In February 1947, the Paris Peace Treaties ended the state of war between the Allied powers and the minor Axis states of Italy, Romania, Hungary, and Bulgaria, as well as Finland (which was German-allied but officially not an Axis member). With Italy particularly, the Allied “Treaty of Peace with Italy” ended Italian colonial holdings, effectively dissolving the Italian Empire, which lost its East African territories of Eritrea, Ethiopia, and Italian Somaliland; and Libya in northern Africa. As well, Italy relinquished its territorial claims in France, Yugoslavia, and Greece, and its borders were readjusted with France and Yugoslavia. Italy also ceded the Dodecanese Islands to Greece and Saseno Island to Albania, and ceased its nineteenth-century claims to favorable commercial status in China, ending its Tientsin concession to the Chinese Nationalist government. As well, Italy paid war reparations to Albania, Ethiopia, Greece, Yugoslavia, and the Soviet Union. The peace treaty also greatly reduced the size of the Italian military and outlawed fascist political parties and organizations.

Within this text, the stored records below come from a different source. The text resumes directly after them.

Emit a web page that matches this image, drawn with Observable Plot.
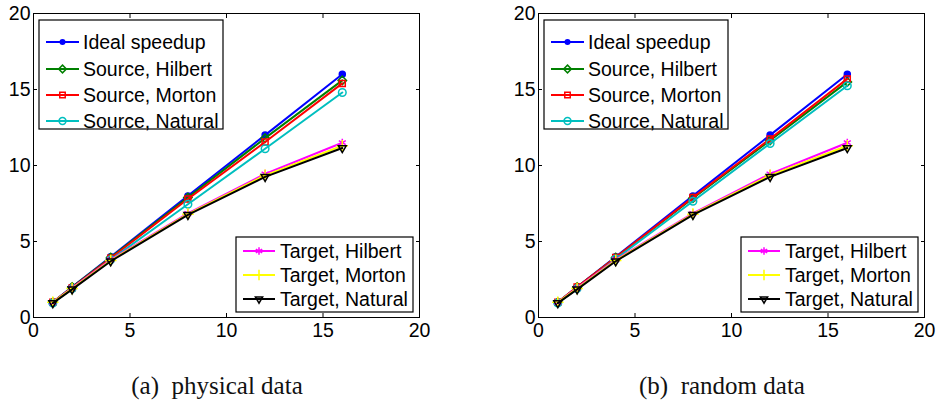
<!DOCTYPE html>
<html><head><meta charset="utf-8">
<script src="https://cdn.jsdelivr.net/npm/d3@7"></script>
<script src="https://cdn.jsdelivr.net/npm/@observablehq/plot@0.6"></script>
<style>
body{margin:0;background:#fff;width:936px;height:403px;overflow:hidden;position:relative;font-family:"Liberation Sans",Arial,sans-serif}
.panel{position:absolute;top:0}
.cap{position:absolute;top:372px;font-family:"Liberation Serif","Times New Roman",serif;font-size:25px;color:#111;transform:translateX(-50%);white-space:pre}
</style></head><body>
<div id="a" class="panel" style="left:0px"></div>
<div id="b" class="panel" style="left:505px"></div>
<div class="cap" style="left:217px">(a)  physical data</div>
<div class="cap" style="left:722px">(b)  random data</div>
<script>
const procs = [1, 2, 4, 8, 12, 16];
const seriesNames = ["Ideal speedup","Source, Hilbert","Source, Morton","Source, Natural","Target, Hilbert","Target, Morton","Target, Natural"];
const colors = ["#0000ff","#008000","#ff0000","#00bfbf","#ff00ff","#ffff00","#000000"];
const symbols = ["circle","diamond2","square2","circle","asterisk","plus","triangle2"];
// panel (a) physical data
const physIdeal   = [1, 2, 4, 8, 12, 16];
const physSrcHil  = [1, 2, 3.95, 7.9, 11.8, 15.6];
const physSrcMor  = [1, 1.95, 3.9, 7.8, 11.55, 15.4];
const physSrcNat  = [0.95, 1.9, 3.8, 7.45, 11.1, 14.8];
const physTgtHil  = [1, 1.95, 3.8, 6.85, 9.45, 11.5];
const physTgtMor  = [1, 1.9, 3.75, 6.8, 9.35, 11.3];
const physTgtNat  = [0.95, 1.85, 3.7, 6.75, 9.25, 11.15];
// panel (b) random data
const randIdeal   = [1, 2, 4, 8, 12, 16];
const randSrcHil  = [1, 2, 3.95, 7.85, 11.65, 15.5];
const randSrcMor  = [1, 2, 3.95, 7.9, 11.75, 15.7];
const randSrcNat  = [0.95, 1.9, 3.85, 7.65, 11.45, 15.25];
const randTgtHil  = [1, 1.95, 3.8, 6.85, 9.45, 11.5];
const randTgtMor  = [1, 1.9, 3.75, 6.8, 9.35, 11.3];
const randTgtNat  = [0.95, 1.85, 3.7, 6.75, 9.25, 11.15];
const axisTicks = [0, 5, 10, 15, 20];

const symTypes = {circle:d3.symbolCircle, diamond2:d3.symbolDiamond2, square2:d3.symbolSquare2, asterisk:d3.symbolAsterisk, plus:d3.symbolPlus, triangle2:d3.symbolTriangle2};

function rows(seriesArrays){
  const out = [];
  seriesArrays.forEach((arr, s) => arr.forEach((v, i) => out.push({s, name: seriesNames[s], x: procs[i], y: v})));
  return out;
}

function panel(el, seriesArrays, width){
  const data = rows(seriesArrays);
  const marks = [];
  const order = [0,1,2,3,4,5,6];
  for (const s of order){
    const d = data.filter(r => r.s === s);
    marks.push(Plot.line(d, {x:"x", y:"y", stroke: colors[s], strokeWidth: 2}));
    if (s === 0) marks.push(Plot.dot(d, {x:"x", y:"y", r:3, fill: colors[s], stroke: colors[s]}));
    else marks.push(Plot.dot(d, {x:"x", y:"y", r: 3.8, symbol: symbols[s], stroke: colors[s], strokeWidth: 1.5, fill:"none", rotate: s===6 ? 180 : 0}));
  }
  const p = Plot.plot({
    width, height: 350,
    marginLeft: 33, marginRight: width - 33 - 386, marginTop: 13, marginBottom: 33,
    style: {fontFamily: '"Liberation Sans", Arial, sans-serif', fontSize: "19.5px", color: "#000", background: "#fff"},
    x: {domain:[0,20], ticks: axisTicks, label: null},
    y: {domain:[0,20], ticks: axisTicks, label: null},
    marks: [
      Plot.frame({stroke:"#000", strokeWidth: 1}),
      Plot.axisX(axisTicks, {anchor:"bottom", tickSize:-4, tickPadding: 10, fontSize: 19.5, label:null}),
      Plot.axisX(axisTicks, {anchor:"top", tickSize:-4, tickFormat: () => "", label:null}),
      Plot.axisY(axisTicks, {anchor:"left", tickSize:-4, tickPadding: 7, fontSize: 19.5, label:null}),
      Plot.axisY(axisTicks, {anchor:"right", tickSize:-4, tickFormat: () => "", label:null}),
      ...marks
    ]
  });
  el.appendChild(p);
  const svg = d3.select(p);
  const fx = 33, fy = 13;
  function legend(x0, y0, w, h, idx, rowY, lx0, lx1, tx){
    const g = svg.append("g").attr("transform", `translate(${fx + x0},${fy + y0})`).attr("text-anchor","start");
    g.append("rect").attr("width", w).attr("height", h).attr("fill","#fff").attr("stroke","#000").attr("stroke-width",1.2);
    idx.forEach((s, k) => {
      const y = rowY[k];
      g.append("line").attr("x1", lx0).attr("x2", lx1).attr("y1", y).attr("y2", y).attr("stroke", colors[s]).attr("stroke-width", 2);
      const mx = (lx0 + lx1) / 2;
      if (s === 0) g.append("circle").attr("cx", mx).attr("cy", y).attr("r", 3).attr("fill", colors[s]);
      else g.append("path").attr("d", d3.symbol(symTypes[symbols[s]], Math.PI*12)()).attr("transform", `translate(${mx},${y}) rotate(${s===6?180:0})`).attr("fill","none").attr("stroke", colors[s]).attr("stroke-width",1.5);
      g.append("text").attr("x", tx).attr("y", y).attr("dy","0.35em").attr("text-anchor","start").attr("font-size","19.5px").attr("fill","#000").text(seriesNames[s]);
    });
  }
  legend(6, 7, 184, 109, [0,1,2,3], [22, 49, 75, 101], 7, 40, 44);
  legend(203, 224, 177, 75, [4,5,6], [14, 38, 62], 7, 39, 44);
}
panel(document.getElementById("a"), [physIdeal, physSrcHil, physSrcMor, physSrcNat, physTgtHil, physTgtMor, physTgtNat], 440);
panel(document.getElementById("b"), [randIdeal, randSrcHil, randSrcMor, randSrcNat, randTgtHil, randTgtMor, randTgtNat], 431);
</script>
</body></html>
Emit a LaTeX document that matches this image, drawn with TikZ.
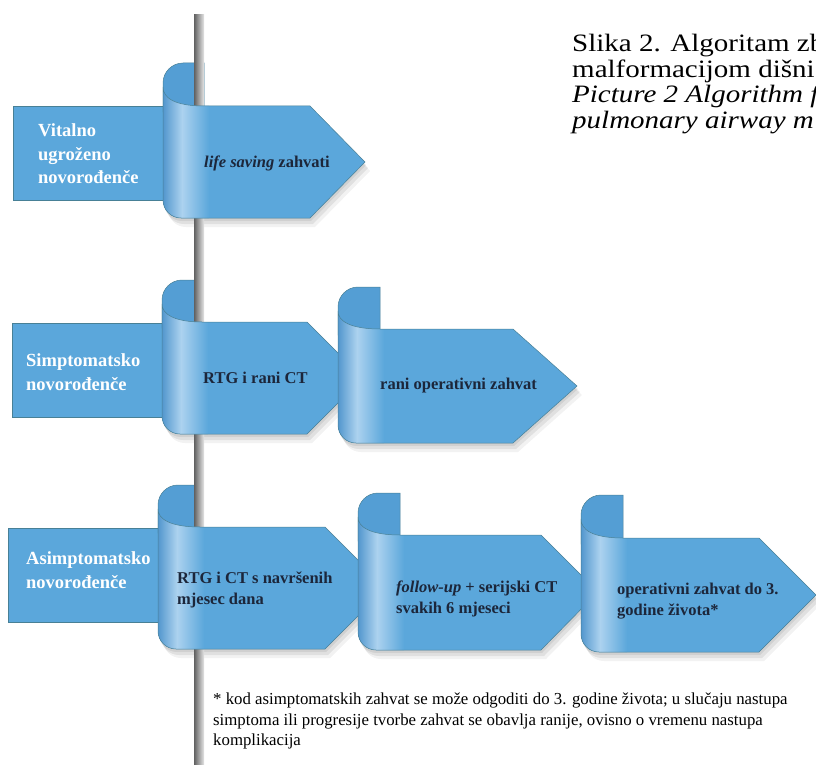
\documentclass[tikz,border=0pt]{standalone}
\usepackage{fontspec}
\setmainfont{Liberation Serif}
\definecolor{rb}{RGB}{91,167,219}
\definecolor{rbback}{RGB}{84,158,212}
\definecolor{rbdark}{RGB}{78,148,204}
\definecolor{rblight}{RGB}{172,210,239}
\definecolor{txtc}{RGB}{28,38,58}
\definecolor{edgec}{RGB}{72,128,150}
\newcommand\frontpath[8]{(#1,#2+24) -- (#1,#5-18) .. controls (#1,#5-8) and (#1+8,#5) .. (#1+18,#5) -- (#6,#5) -- (#7,#8) -- (#6,#4) -- (#3,#4) .. controls (#1+12,#4) and (#1,#4-8) .. (#1,#2+24) -- cycle}
\newcommand\backpath[5]{(#1,#2+20) .. controls (#1,#2+9) and (#1+9,#2) .. (#1+20,#2) -- (#3,#2) -- (#3,#4+6) -- (#1,#4+6) -- cycle}
% L T R FT B C X M
\newcommand\arrowshadow[8]{%
  \fill[black,opacity=0.07] [shift={(1,3)}] \frontpath{#1}{#2}{#3}{#4}{#5}{#6}{#7}{#8};
  \fill[black,opacity=0.07] [shift={(3,6)}] \frontpath{#1}{#2}{#3}{#4}{#5}{#6}{#7}{#8};
  \fill[black,opacity=0.05] [shift={(5,9)}] \frontpath{#1}{#2}{#3}{#4}{#5}{#6}{#7}{#8};}
\newcommand\arrowback[8]{%
  \fill[rbback,draw=edgec,line width=0.5pt] \backpath{#1}{#2}{#3}{#4}{#5};}
\newcommand\arrowfront[8]{%
  \fill[rb] \frontpath{#1}{#2}{#3}{#4}{#5}{#6}{#7}{#8};
  \begin{scope}
    \clip \frontpath{#1}{#2}{#3}{#4}{#5}{#6}{#7}{#8};
    \shade[left color=rbdark,right color=rblight] (#1-1,#2) rectangle (#1+19,#5+1);
    \shade[left color=rblight,right color=rb] (#1+19,#2) rectangle (#1+46,#5+1);
  \end{scope}
  \draw[edgec,line width=0.5pt] \frontpath{#1}{#2}{#3}{#4}{#5}{#6}{#7}{#8};}
\newcommand\wide[1]{\scalebox{1.16}[1]{#1}}
\tikzset{
  leftbox/.style={fill=rb,draw=edgec,line width=0.4pt},
  lefttxt/.style={text=white,font=\fontsize{18.5}{23.5}\selectfont\bfseries,align=left,anchor=west,inner sep=0pt},
  arrtxt/.style={text=txtc,font=\fontsize{16.5}{21}\selectfont\bfseries,align=left,anchor=west,inner sep=0pt},
  titletxt/.style={text=black,font=\fontsize{25}{25}\selectfont,anchor=base west,inner sep=0pt},
  notetxt/.style={text=black,font=\fontsize{16.8}{20.5}\selectfont,align=left,anchor=north west,inner sep=0pt}
}
\begin{document}
\begin{tikzpicture}[x=1pt,y=-1pt]
\useasboundingbox (0,0) rectangle (816,765);
\fill[white] (0,0) rectangle (816,765);
\clip (0,0) rectangle (816,765);

% left boxes
\fill[leftbox] (13,106) rectangle (170,200);
\fill[leftbox] (12,323) rectangle (170,417);
\fill[leftbox] (8,528) rectangle (165,622);

% shadows
\arrowshadow{163}{63}{204}{106}{218}{310}{365}{162}
\arrowshadow{162}{280}{202}{322}{434}{307}{363}{378}
\arrowshadow{338}{287}{380}{329}{443}{513}{577}{386}
\arrowshadow{158}{485}{200}{527}{649}{325}{386}{588}
\arrowshadow{358}{493}{400}{535}{650}{541}{598}{592}
\arrowshadow{581}{495}{623}{538}{652}{759}{816}{595}

% backs
\arrowback{163}{63}{204}{106}{218}{310}{365}{162}
\arrowback{162}{280}{202}{322}{434}{307}{363}{378}
\arrowback{338}{287}{380}{329}{443}{513}{577}{386}
\arrowback{158}{485}{200}{527}{649}{325}{386}{588}
\arrowback{358}{493}{400}{535}{650}{541}{598}{592}
\arrowback{581}{495}{623}{538}{652}{759}{816}{595}

% pole
\shade[left color=black!62,right color=black!10] (194,15) rectangle (204,765);

% fronts
\arrowfront{163}{63}{204}{106}{218}{310}{365}{162}
\arrowfront{162}{280}{202}{322}{434}{307}{363}{378}
\arrowfront{338}{287}{380}{329}{443}{513}{577}{386}
\arrowfront{158}{485}{200}{527}{649}{325}{386}{588}
\arrowfront{358}{493}{400}{535}{650}{541}{598}{592}
\arrowfront{581}{495}{623}{538}{652}{759}{816}{595}

% left texts
\node[lefttxt] (l1) at (38,154) {Vitalno\\ugroženo\\novorođenče};
\node[lefttxt] (l2) at (26,372) {Simptomatsko\\novorođenče};
\node[lefttxt] (l3) at (26,570) {Asimptomatsko\\novorođenče};

% arrow texts
\node[arrtxt] (a1) at (204,163) {\textit{life saving} zahvati};
\node[arrtxt] (a2) at (203,378) {RTG i rani CT};
\node[arrtxt] (a3) at (380,386) {rani operativni zahvat};
\node[arrtxt] (a4) at (177,590) {RTG i CT s navršenih\\mjesec dana};
\node[arrtxt] (a5) at (396,599) {\textit{follow-up} + serijski CT\\svakih 6 mjeseci};
\node[arrtxt] (a6) at (617,601) {operativni zahvat do 3.\\godine života*};

% title
\node[titletxt] (t1) at (572,52) {\wide{Slika 2. Algoritam zb}};
\node[titletxt] (t2) at (572,77.5) {\wide{malformacijom dišni}};
\node[titletxt] (t3) at (572,103) {\wide{\textit{Picture 2 Algorithm f}}};
\node[titletxt] (t4) at (572,128.5) {\wide{\textit{pulmonary airway m}}};

% footnote
\node[notetxt] (fn) at (213,693) {* kod asimptomatskih zahvat se može odgoditi do 3. godine života; u slučaju nastupa\\simptoma ili progresije tvorbe zahvat se obavlja ranije, ovisno o vremenu nastupa\\komplikacija};
\end{tikzpicture}
\end{document}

The war brought great destruction to the Italian economy. The Marshall Plan, the U.S. financial aid for the reconstruction of Europe, was extended to Italy, which received over U.S. $1 billion in 1947-1951. By then, the Cold War was expanding rapidly, and a strong motivation for the United States to assist Italy was to bring the latter firmly into the fold of the Western democracies. A crucial point was reached in the 1948 Italian general elections, where the pro-west Christian Democratic Party won a resounding victory over the communist-led coalition of the Popular Democratic Front. In these elections, U.S. Central Intelligence Agency (CIA) and the Soviet diplomatic mission in Rome gave large financial and material support to Italian politicians who shared their respective ideologies. In the elections’ aftermath, Italy swung firmly to the side of the free world, and remained so throughout the Cold War.